Um, inside Jenna's house it's bright and airy and everything is homey and sparkling clean and you feel good just being there. Not every house can be a home, but this house is every home.
Just kidding! It looks like a place where a giant spider would live after her husband was killed at sea. There is an entire wall of snow-globes and music boxes in one room that is 95% Victorian dolls with knives in their hands and blood on their petticoats. That kind of furniture where you know it would maybe be soft to sit on, but also kind of crumbly and old and uriney maybe, or with a secret hard piece of wood just where it looked softest, and when you sat down a huge dust storm would happen. One room is crawling with snakes and the snakes all have bedbugs and the bedbugs all have Hep C. There is a sex dungeon, one room filled with taxidermied fowl, and there is also a giftwrapping room. One room is just spikes.
Toby's like, "Jenna will know you touched her snowglobe and then she's gonna Annie Wilkes your face up." There's a super fake moment where Spencer "nearly" "drops" the snowglobe she was looking at, and he helps "catch" it before it is "destroyed." This part is lame. Also, when Toby smiles it's kind of like a nightmare. His intensely weird face is doing so many tricks at all times that it's disconcerting to see a trick his face can't do.
So the DA is dropping the murder charges because the sweater blood was "corrupted," and so now everything is going to be fine. Until they discover new evidence, so he's still a POI. But at least he's "free," he smiles freakily, which is nice. You can tell how pleased Spencer is for him, which is neat. I mean, he'll still be a pariah and he'll still be rocking that face of his, but I guess being chained up in the yard with your incest sister probably changes the units of measurement on your scale of "free" pretty drastically.
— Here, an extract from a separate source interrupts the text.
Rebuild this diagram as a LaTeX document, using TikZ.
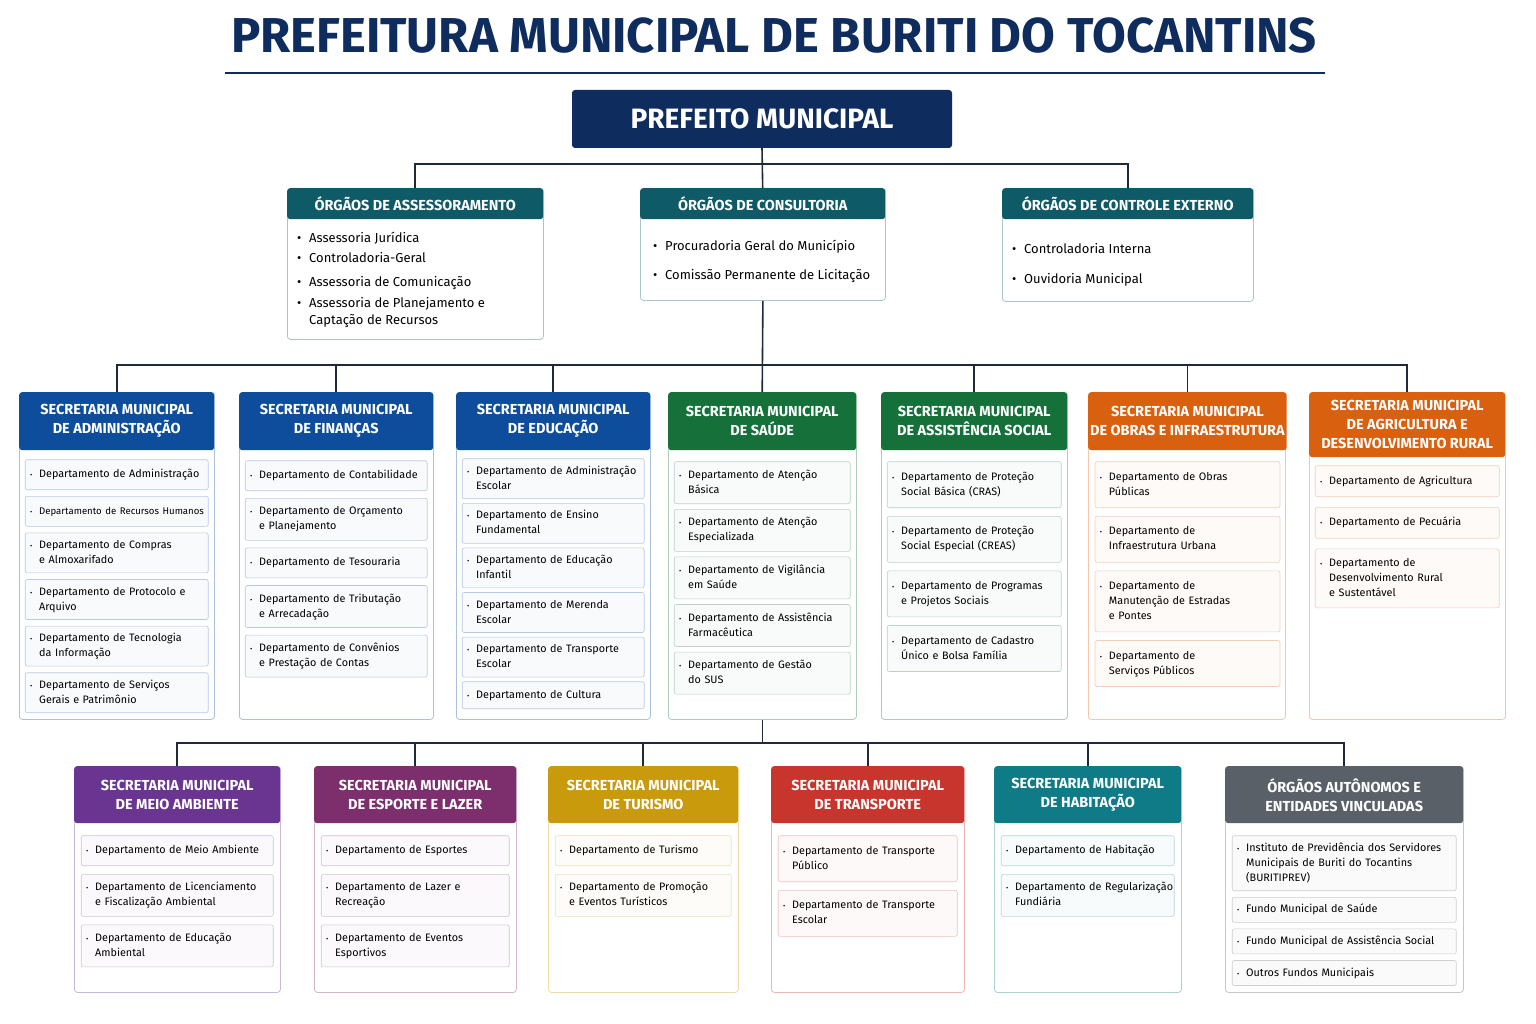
\documentclass[tikz,border=0pt]{standalone}
\usepackage{fontspec}
\setmainfont{Fira Sans}
\usetikzlibrary{positioning}
\definecolor{navy}{HTML}{0F2C5E}
\definecolor{tealtop}{HTML}{0E5A66}
\definecolor{blu}{HTML}{0D4D9C}
\definecolor{grn}{HTML}{16703A}
\definecolor{org}{HTML}{D9600E}
\definecolor{pur}{HTML}{6A3591}
\definecolor{plum}{HTML}{7C2E6D}
\definecolor{gold}{HTML}{C99A0B}
\definecolor{rd}{HTML}{C7352D}
\definecolor{tel}{HTML}{0F7B87}
\definecolor{gry}{HTML}{5A6068}
\definecolor{wire}{HTML}{1E2A3A}
\tikzset{
  panel/.style={draw=#1!35, fill=white, rounded corners=3pt, line width=0.8pt, inner sep=0pt},
  hdr/.style={fill=#1, text=white, rounded corners=3pt, inner sep=2pt, align=center,
    font=\fontsize{14.5}{19}\selectfont\bfseries},
  item/.style 2 args={draw=#1!30, fill=#1!3, rounded corners=2pt, line width=0.6pt,
    text width=#2, inner xsep=5pt, inner ysep=7.5pt, font=\fontsize{10.8}{15}\selectfont},
  wireline/.style={draw=wire, line width=1.6pt},
}
\newcommand\dep[1]{\begin{tabular}[t]{@{}p{9pt}@{}l@{}}{\fontsize{7}{7}\selectfont\textbullet}&\begin{tabular}[t]{@{}l@{}}#1\end{tabular}\end{tabular}}
% #1 name, #2 x1, #3 x2, #4 y1, #5 y2, #6 header height, #7 colour, #8 title
\newcommand\panel[8]{%
  \node[panel=#7, minimum width=#3pt-#2pt, minimum height=#5pt-#4pt, anchor=north west] (#1) at (#2,#4) {};
  \node[hdr=#7, minimum width=#3pt-#2pt, minimum height=#6pt, anchor=north west] (#1h) at (#2,#4) {#8};}

\begin{document}
\begin{tikzpicture}[x=1pt,y=-1pt]
  \useasboundingbox[fill=white] (0,0) rectangle (1536,1024);

  % title
  \node[text=navy, font=\fontsize{49}{55}\selectfont\bfseries] (title) at (774,36) {PREFEITURA MUNICIPAL DE BURITI DO TOCANTINS};
  \draw[navy, line width=1.5pt] (225,73) -- (1325,73);

  \node[fill=navy, text=white, rounded corners=3pt, minimum width=380pt, minimum height=58pt,
    font=\fontsize{28}{32}\selectfont\bfseries] (pref) at (762,119) {PREFEITO MUNICIPAL};

  % top boxes
  \panel{ass}{287}{543}{188}{339}{31}{tealtop}{ÓRGÃOS DE ASSESSORAMENTO}
  \panel{con}{640}{885}{188}{300}{31}{tealtop}{ÓRGÃOS DE CONSULTORIA}
  \panel{ext}{1002}{1253}{188}{301}{31}{tealtop}{ÓRGÃOS DE CONTROLE EXTERNO}
  \node[anchor=north west, inner sep=0pt, font=\fontsize{13}{20}\selectfont] (assl) at (297,228)
    {\begin{tabular}{@{}p{12pt}@{}l@{}}\textbullet&Assessoria Jurídica\\\textbullet&Controladoria-Geral\\[4pt]
     \textbullet&Assessoria de Comunicação\\[1pt]\textbullet&Assessoria de Planejamento e\\&\raisebox{3pt}{Captação de Recursos}\end{tabular}};
  \node[anchor=north west, inner sep=0pt, font=\fontsize{13}{29}\selectfont] (conl) at (653,230)
    {\begin{tabular}{@{}p{12pt}@{}l@{}}\textbullet&Procuradoria Geral do Município\\\textbullet&Comissão Permanente de Licitação\end{tabular}};
  \node[anchor=north west, inner sep=0pt, font=\fontsize{13}{30}\selectfont] (extl) at (1012,232)
    {\begin{tabular}{@{}p{12pt}@{}l@{}}\textbullet&Controladoria Interna\\\textbullet&Ouvidoria Municipal\end{tabular}};

  \draw[wireline] (pref.south) -- (conh.north);
  \coordinate (bus0) at (762,164);
  \draw[wireline] (assh.north) |- (bus0) -| (exth.north);

  % first row
  \panel{adm}{19}{214}{392}{719}{58}{blu}{SECRETARIA MUNICIPAL\\DE ADMINISTRAÇÃO}
  \panel{fin}{239}{433}{392}{719}{58}{blu}{SECRETARIA MUNICIPAL\\DE FINANÇAS}
  \panel{edu}{456}{650}{392}{719}{58}{blu}{SECRETARIA MUNICIPAL\\DE EDUCAÇÃO}
  \panel{sau}{668}{856}{392}{719}{58}{grn}{SECRETARIA MUNICIPAL\\DE SAÚDE}
  \panel{soc}{881}{1067}{392}{719}{58}{grn}{SECRETARIA MUNICIPAL\\DE ASSISTÊNCIA SOCIAL}
  \panel{obr}{1088}{1285}{392}{719}{58}{org}{SECRETARIA MUNICIPAL\\DE OBRAS E INFRAESTRUTURA}
  \panel{agr}{1309}{1505}{392}{719}{65}{org}{SECRETARIA MUNICIPAL\\DE AGRICULTURA E\\DESENVOLVIMENTO RURAL}

  \draw[wireline] (con.south) -- (sauh.north);
  \coordinate (bus1) at (762,365);
  \foreach \n in {adm,fin,edu,soc,obr,agr} \draw[wireline] (\n h.north) |- (bus1);

  \node[item={blu}{173pt}, below=9pt of admh] (adm1) {\dep{Departamento de Administração}};
  \node[item={blu}{173pt}, below=6pt of adm1] (adm2) {\dep{\fontsize{9.6}{14}\selectfont Departamento de Recursos Humanos}};
  \node[item={blu}{173pt}, below=6pt of adm2, inner ysep=5pt] (adm3) {\dep{Departamento de Compras\\e Almoxarifado}};
  \node[item={blu}{173pt}, below=6pt of adm3, inner ysep=5pt] (adm4) {\dep{Departamento de Protocolo e\\Arquivo}};
  \node[item={blu}{173pt}, below=6pt of adm4, inner ysep=5pt] (adm5) {\dep{Departamento de Tecnologia\\da Informação}};
  \node[item={blu}{173pt}, below=6pt of adm5, inner ysep=5pt] (adm6) {\dep{Departamento de Serviços\\Gerais e Patrimônio}};

  \node[item={blu}{172pt}, below=10pt of finh] (fin1) {\dep{Departamento de Contabilidade}};
  \node[item={blu}{172pt}, below=7pt of fin1, inner ysep=6pt] (fin2) {\dep{Departamento de Orçamento\\e Planejamento}};
  \node[item={blu}{172pt}, below=7pt of fin2] (fin3) {\dep{Departamento de Tesouraria}};
  \node[item={blu}{172pt}, below=7pt of fin3, inner ysep=6pt] (fin4) {\dep{Departamento de Tributação\\e Arrecadação}};
  \node[item={blu}{172pt}, below=7pt of fin4, inner ysep=6pt] (fin5) {\dep{Departamento de Convênios\\e Prestação de Contas}};

  \node[item={blu}{172pt}, below=8pt of eduh, inner ysep=5pt] (edu1) {\dep{Departamento de Administração\\Escolar}};
  \node[item={blu}{172pt}, below=4pt of edu1, inner ysep=5pt] (edu2) {\dep{Departamento de Ensino\\Fundamental}};
  \node[item={blu}{172pt}, below=4pt of edu2, inner ysep=5pt] (edu3) {\dep{Departamento de Educação\\Infantil}};
  \node[item={blu}{172pt}, below=4pt of edu3, inner ysep=5pt] (edu4) {\dep{Departamento de Merenda\\Escolar}};
  \node[item={blu}{172pt}, below=4pt of edu4, inner ysep=5pt] (edu5) {\dep{Departamento de Transporte\\Escolar}};
  \node[item={blu}{172pt}, below=4pt of edu5, inner ysep=6pt] (edu6) {\dep{Departamento de Cultura}};

  \node[item={grn}{166pt}, below=11pt of sauh, inner ysep=6pt] (sau1) {\dep{Departamento de Atenção\\Básica}};
  \node[item={grn}{166pt}, below=5pt of sau1, inner ysep=6pt] (sau2) {\dep{Departamento de Atenção\\Especializada}};
  \node[item={grn}{166pt}, below=5pt of sau2, inner ysep=6pt] (sau3) {\dep{Departamento de Vigilância\\em Saúde}};
  \node[item={grn}{166pt}, below=5pt of sau3, inner ysep=6pt] (sau4) {\dep{Departamento de Assistência\\Farmacêutica}};
  \node[item={grn}{166pt}, below=5pt of sau4, inner ysep=6pt] (sau5) {\dep{Departamento de Gestão\\do SUS}};

  \node[item={grn}{164pt}, below=11pt of soch, inner ysep=8pt] (soc1) {\dep{Departamento de Proteção\\Social Básica (CRAS)}};
  \node[item={grn}{164pt}, below=8pt of soc1, inner ysep=8pt] (soc2) {\dep{Departamento de Proteção\\Social Especial (CREAS)}};
  \node[item={grn}{164pt}, below=8pt of soc2, inner ysep=8pt] (soc3) {\dep{Departamento de Programas\\e Projetos Sociais}};
  \node[item={grn}{164pt}, below=8pt of soc3, inner ysep=8pt] (soc4) {\dep{Departamento de Cadastro\\Único e Bolsa Família}};

  \node[item={org}{175pt}, below=11pt of obrh, inner ysep=8pt] (obr1) {\dep{Departamento de Obras\\Públicas}};
  \node[item={org}{175pt}, below=8pt of obr1, inner ysep=8pt] (obr2) {\dep{Departamento de\\Infraestrutura Urbana}};
  \node[item={org}{175pt}, below=8pt of obr2, inner ysep=8pt] (obr3) {\dep{Departamento de\\Manutenção de Estradas\\e Pontes}};
  \node[item={org}{175pt}, below=8pt of obr3, inner ysep=8pt] (obr4) {\dep{Departamento de\\Serviços Públicos}};

  \node[item={org}{174pt}, below=8pt of agrh, inner ysep=8pt] (agr1) {\dep{Departamento de Agricultura}};
  \node[item={org}{174pt}, below=10pt of agr1, inner ysep=8pt] (agr2) {\dep{Departamento de Pecuária}};
  \node[item={org}{174pt}, below=10pt of agr2, inner ysep=7pt] (agr3) {\dep{Departamento de\\Desenvolvimento Rural\\e Sustentável}};

  % second row
  \panel{amb}{74}{280}{766}{992}{57}{pur}{SECRETARIA MUNICIPAL\\DE MEIO AMBIENTE}
  \panel{esp}{314}{516}{766}{992}{57}{plum}{SECRETARIA MUNICIPAL\\DE ESPORTE E LAZER}
  \panel{tur}{548}{738}{766}{992}{57}{gold}{SECRETARIA MUNICIPAL\\DE TURISMO}
  \panel{tra}{771}{964}{766}{992}{57}{rd}{SECRETARIA MUNICIPAL\\DE TRANSPORTE}
  \panel{hab}{994}{1181}{766}{992}{57}{tel}{SECRETARIA MUNICIPAL\\DE HABITAÇÃO}
  \panel{aut}{1225}{1463}{766}{992}{57}{gry}{ÓRGÃOS AUTÔNOMOS E\\ENTIDADES VINCULADAS}

  \draw[wireline] (sau.south) -- ++(0,23) coordinate (bus2);
  \foreach \n in {amb,esp,tur,tra,hab,aut} \draw[wireline] (\n h.north) |- (bus2);

  \node[item={pur}{182pt}, below=12pt of ambh] (amb1) {\dep{Departamento de Meio Ambiente}};
  \node[item={pur}{182pt}, below=8pt of amb1, inner ysep=6pt] (amb2) {\dep{Departamento de Licenciamento\\e Fiscalização Ambiental}};
  \node[item={pur}{182pt}, below=8pt of amb2, inner ysep=6pt] (amb3) {\dep{Departamento de Educação\\Ambiental}};

  \node[item={plum}{178pt}, below=12pt of esph] (esp1) {\dep{Departamento de Esportes}};
  \node[item={plum}{178pt}, below=8pt of esp1, inner ysep=6pt] (esp2) {\dep{Departamento de Lazer e\\Recreação}};
  \node[item={plum}{178pt}, below=8pt of esp2, inner ysep=6pt] (esp3) {\dep{Departamento de Eventos\\Esportivos}};

  \node[item={gold}{166pt}, below=12pt of turh] (tur1) {\dep{Departamento de Turismo}};
  \node[item={gold}{166pt}, below=8pt of tur1, inner ysep=6pt] (tur2) {\dep{Departamento de Promoção\\e Eventos Turísticos}};

  \node[item={rd}{169pt}, below=12pt of trah, inner ysep=8pt] (tra1) {\dep{Departamento de Transporte\\Público}};
  \node[item={rd}{169pt}, below=8pt of tra1, inner ysep=8pt] (tra2) {\dep{Departamento de Transporte\\Escolar}};

  \node[item={tel}{163pt}, below=12pt of habh] (hab1) {\dep{Departamento de Habitação}};
  \node[item={tel}{163pt}, below=8pt of hab1, inner ysep=6pt] (hab2) {\dep{Departamento de Regularização\\Fundiária}};

  \node[item={gry}{214pt}, below=12pt of auth, inner ysep=5pt] (aut1) {\dep{Instituto de Previdência dos Servidores\\Municipais de Buriti do Tocantins\\(BURITIPREV)}};
  \node[item={gry}{214pt}, below=6pt of aut1, inner ysep=5pt] (aut2) {\dep{Fundo Municipal de Saúde}};
  \node[item={gry}{214pt}, below=6pt of aut2, inner ysep=5pt] (aut3) {\dep{Fundo Municipal de Assistência Social}};
  \node[item={gry}{214pt}, below=6pt of aut3, inner ysep=5pt] (aut4) {\dep{Outros Fundos Municipais}};
\end{tikzpicture}
\end{document}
Spencer even offers to take him to the courthouse to get the ankle bracelet removed, which is I think when they both realize that they are friends somehow.
Ashley blew Hanna off when she said Leland was shady, so Caleb has called Syracuse University looking for a James Leland connected with the School of Architecture, and there was, but see he dropped dead two years ago. "You ask a computer Is James Leland related to this Potter lady, the computer says yes. But you didn't ask if James Leland was still alive. Knowing the right questions is better than having all the right answers." Yes. That, and knowing Braille.